There’s another name for “business risk,” and listen up because this is important. Business risk injects moral agency into the workflow. That means that someone makes a normative decision based on the threat environment filtered through their own values about what direction the organization should take regarding a particular issue. However much a music user tries to suck up to songwriters (or artists for that matter), one thing we know is that executives whose moral agency allows them to decide to use songs without complying with the law do not share our values.
When a corporate executive decides to not follow the law for whatever reason, or as I might say when the executive decides to flaunt the law because they think they can get away with it, the corporate executive is substituting their own independent judgement and action, that is, their own moral agency.
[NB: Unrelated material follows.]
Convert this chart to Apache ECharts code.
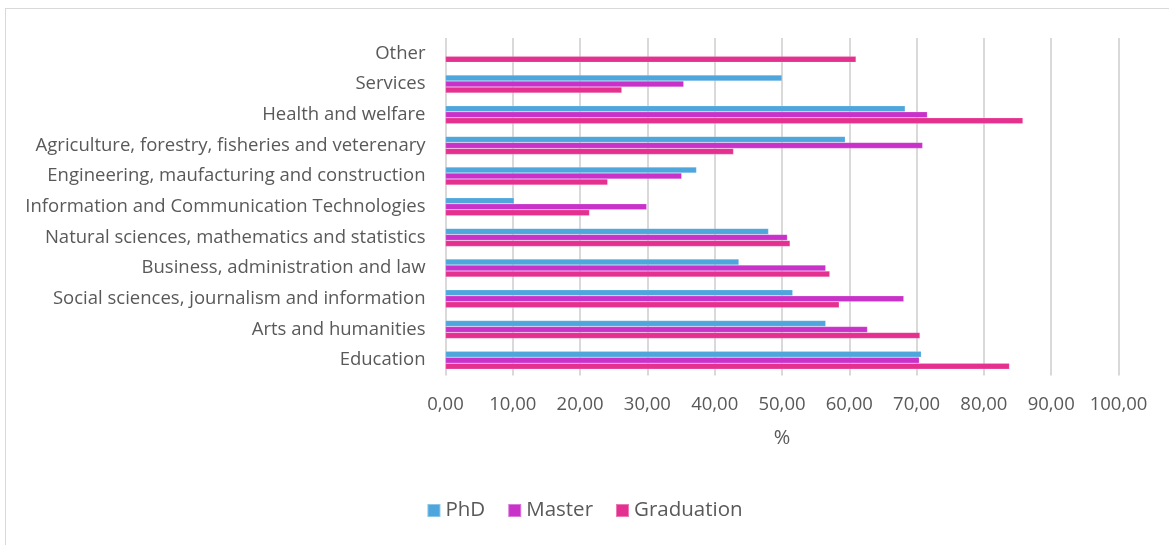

In the case of songwriters, the government’s expectation is that music users will invest sufficient resources into complying with the burdens of the compulsory license in exchange for the great benefits of the compulsory license.
The government encourages the corporation to find the songwriter a couple ways. First, by making it easy and relatively cheap to file a “we can’t find them” notice, and second by creating a case that anyone failing to file that notice is an intentional infringer subject to a potentially significant sum in statutory damages. They make it easy, and if you don’t follow then it’s on you.
If the corporate executive creates an entire system that knowingly fails to comply with the law on a massive scale either through action or inaction, then the that executive’s stockholders should expect to reap the whirlwind.
Ah well. Win some, lose some, right? It’s only other people’s money.